If we descend the Italian slope of the Alps, we pass gradually from the more ancient to the most recent geological formation, until we finally reach the alluvial plain. Metamorphic rocks, verrucano, dolomites, and other rocks overlie the granites, the gneiss, and the schists of the more elevated mountain masses. These are succeeded by beds of Triassic and Jurassic age. Lower still we meet with {193} terraces and hills composed of tertiary marls, clays, and conglomerates. Monte Bolca, so famous amongst geologists on account of its fossils, belongs to this formation.[62] The whole of the plain of Lombardy and Piemont, with the exception of the isolated hillocks rising in it, and a few marine deposits near its margin, consists of débris brought down by the rivers. The depth of this accumulation is not yet known, for hitherto no borings have pierced it; but if we suppose the slopes of the Alps and the Apennines to continue uniformly, it would amount to no less than 4,130 feet. The two diagrams (Fig. 53) are intended to illustrate this feature. In the upper of these the heights are exaggerated tenfold; in the lower both the horizontal and the vertical scales are the same. A glance at this diagram reveals the astounding fact that the volume of this débris almost equals that of the existing mountain systems.

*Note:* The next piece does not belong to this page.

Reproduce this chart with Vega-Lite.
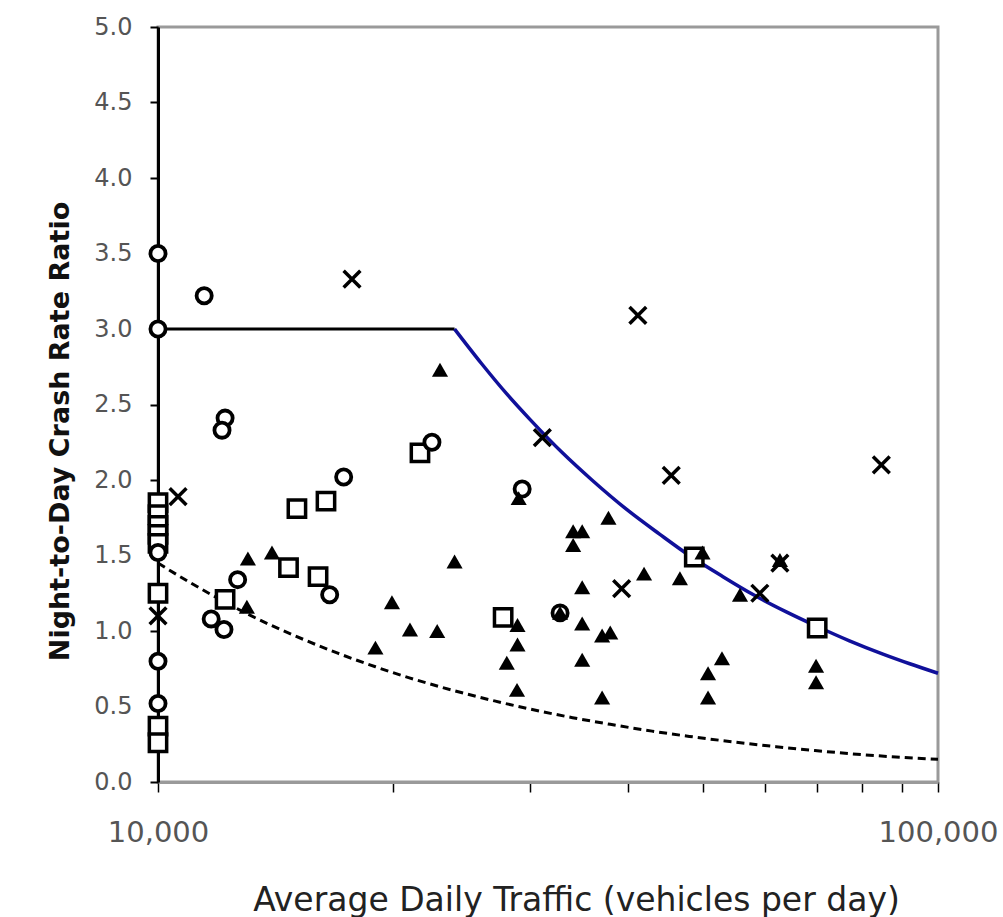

Fig. 54.—SLOPE OF THE VALLEY OF THE PO.
The vertical scale is ten times larger than the horizontal.
The vast plain stretching from the Adriatic to the foot of the Monte Rosa and the Viso may boast of its peninsulas, its islands, and even its archipelagos, as if it were a sea. The tertiary hills of Northern Monferrato, to the east of Turin, attain a height of 1,600 to 2,000 feet, and the valley of the Tanaro completely separates them from the Ligurian Alps and the Apennines. Even at the very foot of the Alps, as at Cavour and elsewhere, isolated granitic or porphyritic pyramids and domes rise in the midst of the plain sloping down towards the Po.[63] The hump-backed Bosco Montello, to the south of the Piave, is another isolated hill; and on the banks of the Po may be seen a hillock of pebbles and marine sands, abounding in fossils, which bears the village of San Colombano and its vineyards. Several volcanic peaks, surrounded by cretaceous formations, rise in the midst of the plains to the east of the Lake of Garda. The craters of the Berici, near Vicenza, and of the Euganean Hills, near Padua, have not vomited {194} flames within the historical epoch, but the hot and the gas springs which issue from clefts in the trachytic and basaltic rocks prove sufficiently that volcanic forces are not yet quite extinct in that part of Italy. Earthquakes occur frequently in the neighbouring Alps, and particularly near Belluno and Bassano.